Locate every line in the material below that has the word "with". Copy each of those lines.

··· Data excerpt

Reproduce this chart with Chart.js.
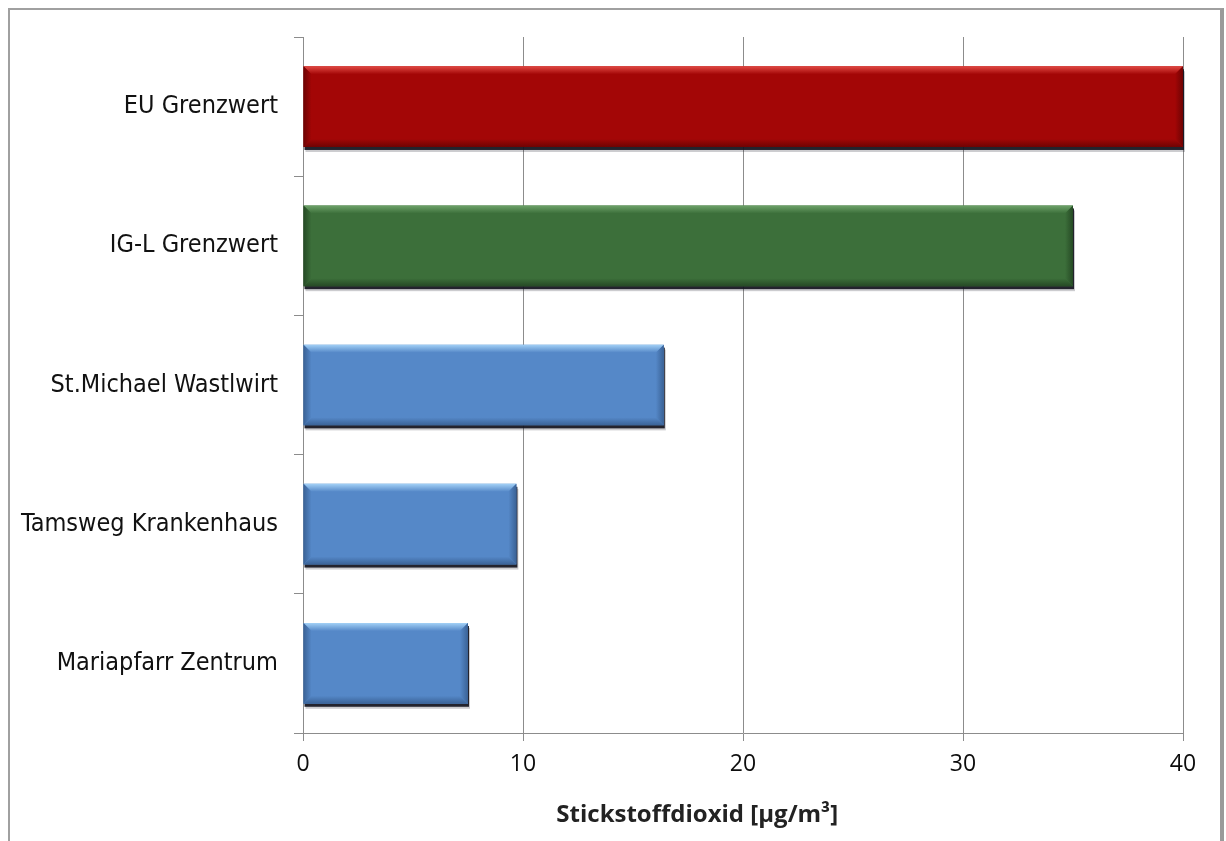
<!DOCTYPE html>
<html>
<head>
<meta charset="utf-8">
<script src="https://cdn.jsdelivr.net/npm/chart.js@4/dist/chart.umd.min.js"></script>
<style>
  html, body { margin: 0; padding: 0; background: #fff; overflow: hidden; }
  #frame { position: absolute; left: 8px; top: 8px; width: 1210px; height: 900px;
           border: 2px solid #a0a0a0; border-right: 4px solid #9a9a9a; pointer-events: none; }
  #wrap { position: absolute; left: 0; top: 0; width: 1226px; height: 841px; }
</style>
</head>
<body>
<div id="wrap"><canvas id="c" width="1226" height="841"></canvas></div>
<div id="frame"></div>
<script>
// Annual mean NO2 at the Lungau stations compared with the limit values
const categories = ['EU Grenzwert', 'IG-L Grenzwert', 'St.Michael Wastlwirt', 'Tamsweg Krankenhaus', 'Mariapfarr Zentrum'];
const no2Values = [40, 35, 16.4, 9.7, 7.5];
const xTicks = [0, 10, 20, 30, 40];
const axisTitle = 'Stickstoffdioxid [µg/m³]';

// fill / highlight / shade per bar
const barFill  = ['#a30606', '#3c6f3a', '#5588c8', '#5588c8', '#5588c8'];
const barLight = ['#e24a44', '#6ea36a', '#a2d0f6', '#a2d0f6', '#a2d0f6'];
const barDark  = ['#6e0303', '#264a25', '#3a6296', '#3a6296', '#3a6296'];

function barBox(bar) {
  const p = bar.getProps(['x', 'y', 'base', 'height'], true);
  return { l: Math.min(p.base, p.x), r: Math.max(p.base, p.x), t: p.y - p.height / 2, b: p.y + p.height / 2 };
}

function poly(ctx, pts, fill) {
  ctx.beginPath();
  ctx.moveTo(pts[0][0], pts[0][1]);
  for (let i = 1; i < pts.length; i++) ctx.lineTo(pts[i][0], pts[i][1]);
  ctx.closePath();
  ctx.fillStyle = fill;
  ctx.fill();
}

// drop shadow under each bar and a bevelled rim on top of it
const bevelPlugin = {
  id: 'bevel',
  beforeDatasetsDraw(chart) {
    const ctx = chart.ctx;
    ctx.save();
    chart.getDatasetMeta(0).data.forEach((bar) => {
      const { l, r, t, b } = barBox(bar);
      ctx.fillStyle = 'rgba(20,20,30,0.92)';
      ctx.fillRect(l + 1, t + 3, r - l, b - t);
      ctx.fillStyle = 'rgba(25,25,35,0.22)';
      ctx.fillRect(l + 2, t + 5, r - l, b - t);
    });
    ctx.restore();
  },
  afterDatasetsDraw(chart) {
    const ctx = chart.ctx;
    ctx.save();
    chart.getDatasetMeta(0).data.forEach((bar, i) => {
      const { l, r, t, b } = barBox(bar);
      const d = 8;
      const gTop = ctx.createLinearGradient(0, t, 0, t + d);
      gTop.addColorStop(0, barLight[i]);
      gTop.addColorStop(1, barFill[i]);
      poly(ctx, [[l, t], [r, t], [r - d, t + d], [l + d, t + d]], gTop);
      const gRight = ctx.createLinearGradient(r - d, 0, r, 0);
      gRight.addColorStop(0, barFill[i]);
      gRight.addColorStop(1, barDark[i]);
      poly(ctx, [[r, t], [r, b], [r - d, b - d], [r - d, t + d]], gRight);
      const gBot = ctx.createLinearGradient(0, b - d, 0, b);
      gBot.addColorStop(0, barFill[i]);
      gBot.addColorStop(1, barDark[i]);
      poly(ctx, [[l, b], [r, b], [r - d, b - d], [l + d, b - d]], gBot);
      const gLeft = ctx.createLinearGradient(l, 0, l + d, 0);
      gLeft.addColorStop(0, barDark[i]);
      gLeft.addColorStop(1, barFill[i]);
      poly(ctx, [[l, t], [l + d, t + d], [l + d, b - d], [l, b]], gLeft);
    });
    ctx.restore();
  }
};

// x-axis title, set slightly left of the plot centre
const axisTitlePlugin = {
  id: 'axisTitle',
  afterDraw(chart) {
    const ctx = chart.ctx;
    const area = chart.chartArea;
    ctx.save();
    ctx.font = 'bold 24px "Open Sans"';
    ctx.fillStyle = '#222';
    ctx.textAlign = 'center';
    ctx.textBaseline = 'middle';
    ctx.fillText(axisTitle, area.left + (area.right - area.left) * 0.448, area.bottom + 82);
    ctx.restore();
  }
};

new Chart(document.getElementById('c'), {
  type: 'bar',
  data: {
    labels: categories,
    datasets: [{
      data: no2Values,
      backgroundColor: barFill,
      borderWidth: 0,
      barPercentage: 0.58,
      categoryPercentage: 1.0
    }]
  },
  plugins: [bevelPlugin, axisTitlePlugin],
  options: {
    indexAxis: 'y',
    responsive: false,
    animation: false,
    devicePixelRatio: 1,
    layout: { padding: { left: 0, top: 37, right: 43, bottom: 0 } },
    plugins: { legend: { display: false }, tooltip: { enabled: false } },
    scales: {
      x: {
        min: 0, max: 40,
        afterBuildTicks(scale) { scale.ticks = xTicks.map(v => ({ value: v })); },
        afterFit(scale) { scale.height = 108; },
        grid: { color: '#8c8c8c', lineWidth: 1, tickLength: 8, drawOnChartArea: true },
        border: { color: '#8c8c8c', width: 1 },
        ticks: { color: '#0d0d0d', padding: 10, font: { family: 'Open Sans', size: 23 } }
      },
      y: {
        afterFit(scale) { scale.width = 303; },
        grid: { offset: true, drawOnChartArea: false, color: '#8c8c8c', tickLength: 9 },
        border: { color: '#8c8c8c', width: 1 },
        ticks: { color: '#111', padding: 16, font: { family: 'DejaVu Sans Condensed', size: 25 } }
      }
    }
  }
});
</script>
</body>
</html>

······

- _Complete answer_
Reproduce this chart with Chart.js.
// Annual mean NO2 at the Lungau stations compared with the limit values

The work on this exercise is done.